◆ EXERCISE DIRECTIONS
Repeat exactly, and only, the lines from the one that contains "What React, TypeScript" to the one that contains "UE com incidência", both ends included. Omit every picture.

>> Start

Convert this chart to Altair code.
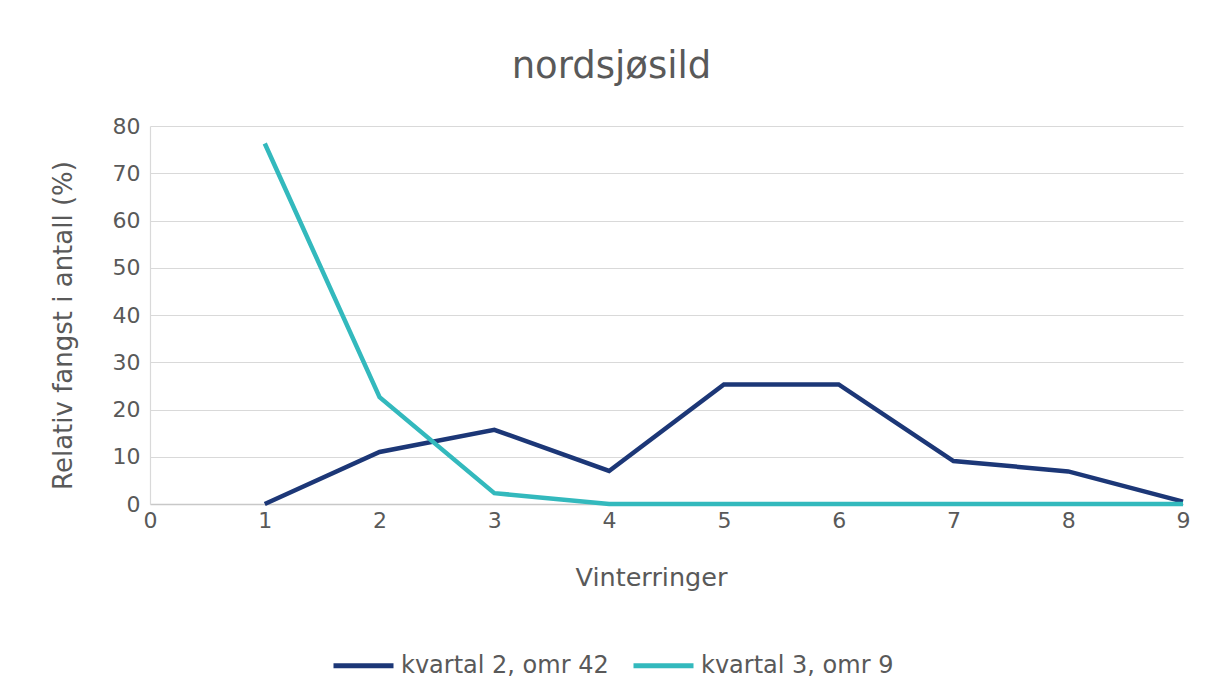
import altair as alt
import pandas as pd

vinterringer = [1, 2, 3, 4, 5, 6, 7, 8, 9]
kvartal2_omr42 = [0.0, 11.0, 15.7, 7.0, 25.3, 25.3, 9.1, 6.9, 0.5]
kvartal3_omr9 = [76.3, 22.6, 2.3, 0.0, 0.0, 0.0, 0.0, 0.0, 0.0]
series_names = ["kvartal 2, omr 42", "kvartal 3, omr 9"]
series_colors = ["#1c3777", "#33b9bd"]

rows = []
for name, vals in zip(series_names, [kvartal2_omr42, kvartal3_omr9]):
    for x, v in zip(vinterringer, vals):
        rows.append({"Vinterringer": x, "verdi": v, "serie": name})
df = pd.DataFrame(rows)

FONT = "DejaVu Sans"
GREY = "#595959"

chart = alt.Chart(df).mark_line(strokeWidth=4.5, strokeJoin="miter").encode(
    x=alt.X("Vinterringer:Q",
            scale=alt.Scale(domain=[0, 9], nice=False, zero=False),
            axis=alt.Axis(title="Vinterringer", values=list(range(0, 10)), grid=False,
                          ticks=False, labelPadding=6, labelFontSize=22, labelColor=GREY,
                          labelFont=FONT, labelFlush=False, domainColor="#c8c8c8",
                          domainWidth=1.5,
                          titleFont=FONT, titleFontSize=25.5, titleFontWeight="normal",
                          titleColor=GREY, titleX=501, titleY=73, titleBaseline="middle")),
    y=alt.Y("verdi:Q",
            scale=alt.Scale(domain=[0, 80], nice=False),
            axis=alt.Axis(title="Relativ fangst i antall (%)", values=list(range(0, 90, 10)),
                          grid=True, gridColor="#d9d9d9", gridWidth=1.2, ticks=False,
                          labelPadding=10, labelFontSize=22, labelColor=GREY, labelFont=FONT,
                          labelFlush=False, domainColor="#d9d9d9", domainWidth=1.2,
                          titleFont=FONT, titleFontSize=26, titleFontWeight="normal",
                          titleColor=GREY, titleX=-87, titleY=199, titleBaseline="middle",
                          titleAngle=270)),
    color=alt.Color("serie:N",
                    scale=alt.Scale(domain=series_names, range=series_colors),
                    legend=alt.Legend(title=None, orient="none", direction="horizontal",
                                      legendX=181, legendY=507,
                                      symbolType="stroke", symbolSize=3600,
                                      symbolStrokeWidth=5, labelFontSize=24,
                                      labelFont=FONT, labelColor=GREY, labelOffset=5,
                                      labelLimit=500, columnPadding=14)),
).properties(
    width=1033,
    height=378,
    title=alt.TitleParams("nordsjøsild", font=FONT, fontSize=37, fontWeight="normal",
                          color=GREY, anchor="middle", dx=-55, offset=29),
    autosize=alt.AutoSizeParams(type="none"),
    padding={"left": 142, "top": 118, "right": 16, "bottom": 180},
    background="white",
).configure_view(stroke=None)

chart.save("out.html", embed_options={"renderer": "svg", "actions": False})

>> End
>> Start

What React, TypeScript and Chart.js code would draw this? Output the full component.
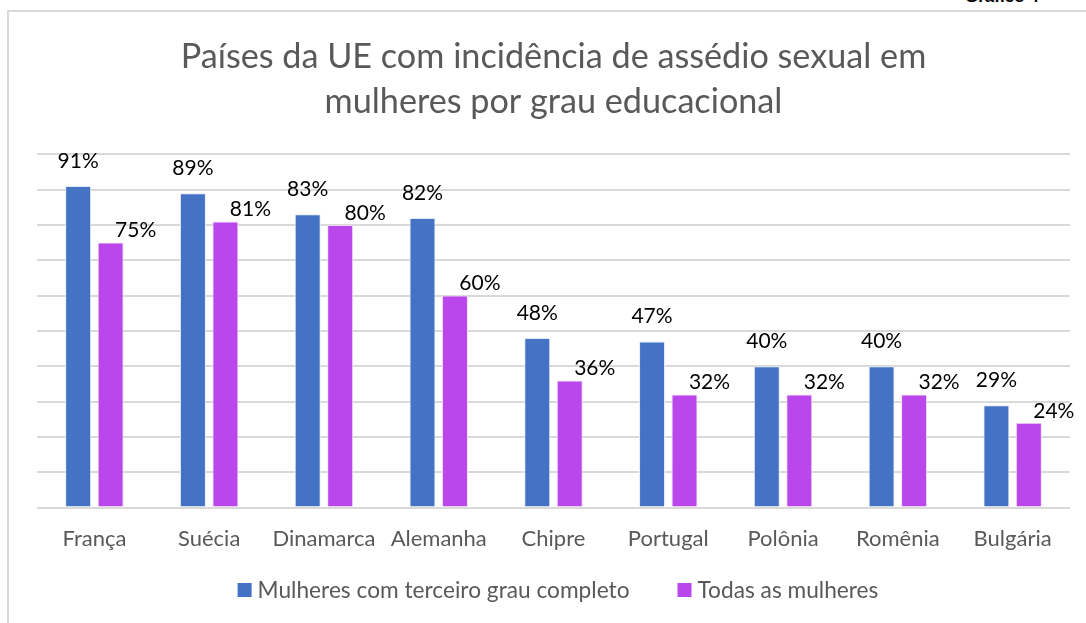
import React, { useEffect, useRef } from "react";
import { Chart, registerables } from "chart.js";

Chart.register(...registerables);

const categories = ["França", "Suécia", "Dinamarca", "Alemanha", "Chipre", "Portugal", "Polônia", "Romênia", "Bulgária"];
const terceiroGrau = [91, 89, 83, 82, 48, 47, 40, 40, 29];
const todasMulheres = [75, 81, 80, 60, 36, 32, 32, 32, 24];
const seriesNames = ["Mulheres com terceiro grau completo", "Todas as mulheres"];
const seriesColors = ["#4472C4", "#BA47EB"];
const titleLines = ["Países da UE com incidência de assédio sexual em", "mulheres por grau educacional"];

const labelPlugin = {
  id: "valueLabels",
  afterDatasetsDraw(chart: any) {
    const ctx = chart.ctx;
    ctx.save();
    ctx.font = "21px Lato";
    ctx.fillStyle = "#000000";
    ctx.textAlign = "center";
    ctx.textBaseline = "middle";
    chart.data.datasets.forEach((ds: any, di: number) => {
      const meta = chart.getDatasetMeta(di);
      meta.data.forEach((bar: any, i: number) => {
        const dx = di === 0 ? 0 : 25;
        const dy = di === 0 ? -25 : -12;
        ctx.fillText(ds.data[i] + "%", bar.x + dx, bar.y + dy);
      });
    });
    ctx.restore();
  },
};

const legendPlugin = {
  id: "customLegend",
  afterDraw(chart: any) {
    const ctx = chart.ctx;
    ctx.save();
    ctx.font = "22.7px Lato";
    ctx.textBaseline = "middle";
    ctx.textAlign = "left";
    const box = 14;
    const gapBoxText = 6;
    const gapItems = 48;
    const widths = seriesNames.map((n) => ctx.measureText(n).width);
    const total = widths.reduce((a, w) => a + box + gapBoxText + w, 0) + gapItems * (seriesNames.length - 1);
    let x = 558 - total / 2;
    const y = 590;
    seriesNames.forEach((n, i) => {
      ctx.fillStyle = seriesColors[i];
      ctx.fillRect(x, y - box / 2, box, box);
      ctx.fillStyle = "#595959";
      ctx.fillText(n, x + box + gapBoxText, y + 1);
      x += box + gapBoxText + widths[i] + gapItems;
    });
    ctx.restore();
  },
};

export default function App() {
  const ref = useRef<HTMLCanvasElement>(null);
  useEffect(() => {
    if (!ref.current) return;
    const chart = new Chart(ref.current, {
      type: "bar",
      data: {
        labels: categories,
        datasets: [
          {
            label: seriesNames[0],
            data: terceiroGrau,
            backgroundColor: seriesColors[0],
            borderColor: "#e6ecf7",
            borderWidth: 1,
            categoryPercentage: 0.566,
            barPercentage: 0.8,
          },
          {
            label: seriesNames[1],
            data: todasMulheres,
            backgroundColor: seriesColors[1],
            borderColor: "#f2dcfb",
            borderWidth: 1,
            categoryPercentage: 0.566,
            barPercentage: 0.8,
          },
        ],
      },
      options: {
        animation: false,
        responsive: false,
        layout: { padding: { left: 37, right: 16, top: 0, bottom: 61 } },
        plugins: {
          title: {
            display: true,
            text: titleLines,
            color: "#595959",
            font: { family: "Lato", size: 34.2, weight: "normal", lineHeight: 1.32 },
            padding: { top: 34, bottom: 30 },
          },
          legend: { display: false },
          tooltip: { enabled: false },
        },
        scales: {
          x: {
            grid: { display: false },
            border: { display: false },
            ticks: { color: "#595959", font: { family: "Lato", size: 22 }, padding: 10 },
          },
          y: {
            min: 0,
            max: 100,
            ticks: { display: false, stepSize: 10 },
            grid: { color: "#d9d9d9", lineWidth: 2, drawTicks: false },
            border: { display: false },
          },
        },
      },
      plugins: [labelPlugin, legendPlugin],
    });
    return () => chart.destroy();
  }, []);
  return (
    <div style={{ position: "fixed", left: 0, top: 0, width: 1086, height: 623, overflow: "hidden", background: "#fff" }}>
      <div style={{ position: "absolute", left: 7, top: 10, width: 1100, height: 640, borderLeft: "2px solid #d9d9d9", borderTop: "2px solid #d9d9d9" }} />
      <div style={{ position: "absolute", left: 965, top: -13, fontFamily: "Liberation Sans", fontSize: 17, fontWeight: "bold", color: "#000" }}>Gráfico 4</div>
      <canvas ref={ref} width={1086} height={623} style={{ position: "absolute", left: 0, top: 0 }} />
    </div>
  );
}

>> End

◆ RESPONSE TO THIS TASK
What React, TypeScript and Chart.js code would draw this? Output the full component.
import React, { useEffect, useRef } from "react";
import { Chart, registerables } from "chart.js";

Chart.register(...registerables);

const categories = ["França", "Suécia", "Dinamarca", "Alemanha", "Chipre", "Portugal", "Polônia", "Romênia", "Bulgária"];
const terceiroGrau = [91, 89, 83, 82, 48, 47, 40, 40, 29];
const todasMulheres = [75, 81, 80, 60, 36, 32, 32, 32, 24];
const seriesNames = ["Mulheres com terceiro grau completo", "Todas as mulheres"];
const seriesColors = ["#4472C4", "#BA47EB"];
const titleLines = ["Países da UE com incidência de assédio sexual em", "mulheres por grau educacional"];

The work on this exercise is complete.